(WORK TO COMPLETE):
Everything from the first line of the data below through the line that contains "0.2], [1, 0.03]]);" should be written out exactly, please, and nothing more; the pictures stay out.

(SOURCE EXCERPT):
-- begin --

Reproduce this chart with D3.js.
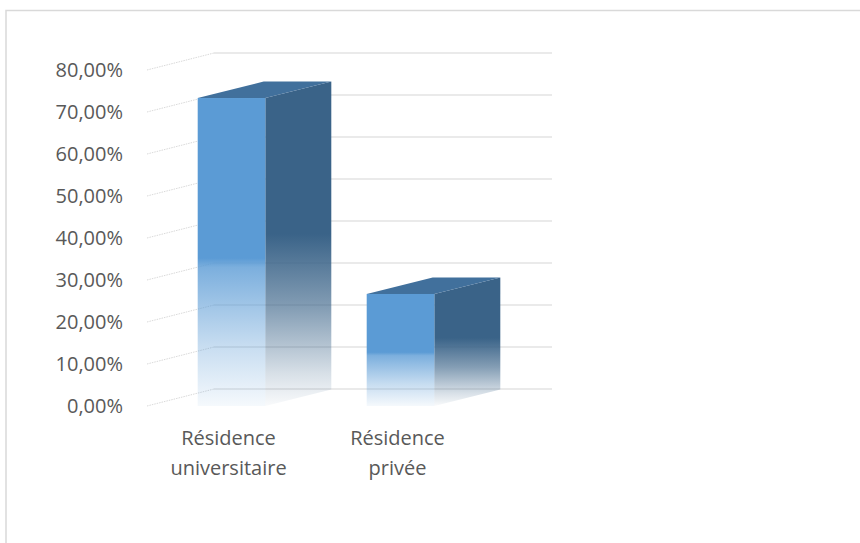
<!DOCTYPE html>
<html><head><meta charset="utf-8">
<script src="https://cdn.jsdelivr.net/npm/d3@7"></script>
<style>html,body{margin:0;padding:0;background:#fff;}svg{display:block;}</style>
</head><body>
<svg id="chart" width="860" height="543"></svg>
<script>
// ---- data ----
const categories = [["Résidence", "universitaire"], ["Résidence", "privée"]];
const values = [0.7333, 0.2667];
const tickValues = [0, 0.1, 0.2, 0.3, 0.4, 0.5, 0.6, 0.7, 0.8];
const tickLabels = ["0,00%", "10,00%", "20,00%", "30,00%", "40,00%", "50,00%", "60,00%", "70,00%", "80,00%"];

const svg = d3.select("#chart");
const W = 860, H = 543;
svg.append("rect").attr("width", W).attr("height", H).attr("fill", "#fff");
// frame
svg.append("rect").attr("x", 6).attr("y", 10.5).attr("width", 900).attr("height", 600)
  .attr("fill", "none").attr("stroke", "#d9d9d9").attr("stroke-width", 1.5);

const frontLeft = 147, frontRight = 485;
const depthX = 67, depthY = -17;
const barDX = 66, barDY = -16.5;
const FS = 20;

const y = d3.scaleLinear().domain([0, 0.8]).range([406, 70]);
const x = d3.scaleBand().domain(d3.range(categories.length)).range([frontLeft, frontRight])
  .paddingInner(0.6).paddingOuter(0.3);

// gradients
const defs = svg.append("defs");
function grad(id, color, stops) {
  const g = defs.append("linearGradient").attr("id", id).attr("x1", 0).attr("y1", 0).attr("x2", 0).attr("y2", 1);
  stops.forEach(s => g.append("stop").attr("offset", s[0]).attr("stop-color", s[2] || color).attr("stop-opacity", s[1]));
}
grad("gFront", "#5b9bd5", [[0, 1], [0.52, 1], [0.55, 0.8], [0.8, 0.35], [1, 0.06]]);
grad("gSide", "#3a6388", [[0, 1], [0.47, 1], [0.7, 0.62], [0.9, 0.2], [1, 0.03]]);

// back-wall gridlines
const grid = svg.append("g");
tickValues.forEach(t => {
  grid.append("line")
    .attr("x1", frontLeft + depthX).attr("x2", frontRight + depthX)
    .attr("y1", y(t) + depthY).attr("y2", y(t) + depthY)
    .attr("stroke", "#e3e3e3").attr("stroke-width", 1.3);
  grid.append("line")
    .attr("x1", frontLeft).attr("y1", y(t))
    .attr("x2", frontLeft + depthX).attr("y2", y(t) + depthY)
    .attr("stroke", "#cfcfcf").attr("stroke-width", 0.8).attr("stroke-dasharray", "1.5,1");
});

// y-axis labels
svg.append("g").selectAll("text").data(tickValues).join("text")
  .attr("x", 123).attr("y", d => y(d)).attr("dy", "0.36em")
  .attr("text-anchor", "end")
  .attr("font-family", "'Open Sans', sans-serif").attr("font-size", FS)
  .attr("fill", "#595959")
  .text((d, i) => tickLabels[i]);

// bars
const bars = svg.append("g");
values.forEach((v, i) => {
  const x0 = x(i), x1 = x(i) + x.bandwidth();
  const yt = y(v), yb = y(0);
  bars.append("path")
    .attr("d", `M${x1},${yt} L${x1 + barDX},${yt + barDY} L${x1 + barDX},${yb + barDY} L${x1},${yb} Z`)
    .attr("fill", "url(#gSide)");
  bars.append("path")
    .attr("d", `M${x0},${yt} L${x0 + barDX},${yt + barDY} L${x1 + barDX},${yt + barDY} L${x1},${yt} Z`)
    .attr("fill", "#41709c");
  bars.append("rect")
    .attr("x", x0).attr("y", yt).attr("width", x1 - x0).attr("height", yb - yt)
    .attr("fill", "url(#gFront)");
});

// category labels
const labelCenters = categories.map((c, i) => x(i) + x.bandwidth() / 2 - 3);
const cat = svg.append("g");
categories.forEach((lines, i) => {
  const t = cat.append("text")
    .attr("text-anchor", "middle")
    .attr("font-family", "'Open Sans', sans-serif").attr("font-size", FS)
    .attr("fill", "#595959");
  lines.forEach((ln, j) => {
    t.append("tspan").attr("x", labelCenters[i]).attr("y", 445 + j * 30).text(ln);
  });
});
</script>
</body></html>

-- end --

(COMPLETED EXERCISE):
Reproduce this chart with D3.js.
<!DOCTYPE html>
<html><head><meta charset="utf-8">
<script src="https://cdn.jsdelivr.net/npm/d3@7"></script>
<style>html,body{margin:0;padding:0;background:#fff;}svg{display:block;}</style>
</head><body>
<svg id="chart" width="860" height="543"></svg>
<script>
// ---- data ----
const categories = [["Résidence", "universitaire"], ["Résidence", "privée"]];
const values = [0.7333, 0.2667];
const tickValues = [0, 0.1, 0.2, 0.3, 0.4, 0.5, 0.6, 0.7, 0.8];
const tickLabels = ["0,00%", "10,00%", "20,00%", "30,00%", "40,00%", "50,00%", "60,00%", "70,00%", "80,00%"];

const svg = d3.select("#chart");
const W = 860, H = 543;
svg.append("rect").attr("width", W).attr("height", H).attr("fill", "#fff");
// frame
svg.append("rect").attr("x", 6).attr("y", 10.5).attr("width", 900).attr("height", 600)
  .attr("fill", "none").attr("stroke", "#d9d9d9").attr("stroke-width", 1.5);

const frontLeft = 147, frontRight = 485;
const depthX = 67, depthY = -17;
const barDX = 66, barDY = -16.5;
const FS = 20;

const y = d3.scaleLinear().domain([0, 0.8]).range([406, 70]);
const x = d3.scaleBand().domain(d3.range(categories.length)).range([frontLeft, frontRight])
  .paddingInner(0.6).paddingOuter(0.3);

// gradients
const defs = svg.append("defs");
function grad(id, color, stops) {
  const g = defs.append("linearGradient").attr("id", id).attr("x1", 0).attr("y1", 0).attr("x2", 0).attr("y2", 1);
  stops.forEach(s => g.append("stop").attr("offset", s[0]).attr("stop-color", s[2] || color).attr("stop-opacity", s[1]));
}
grad("gFront", "#5b9bd5", [[0, 1], [0.52, 1], [0.55, 0.8], [0.8, 0.35], [1, 0.06]]);
grad("gSide", "#3a6388", [[0, 1], [0.47, 1], [0.7, 0.62], [0.9, 0.2], [1, 0.03]]);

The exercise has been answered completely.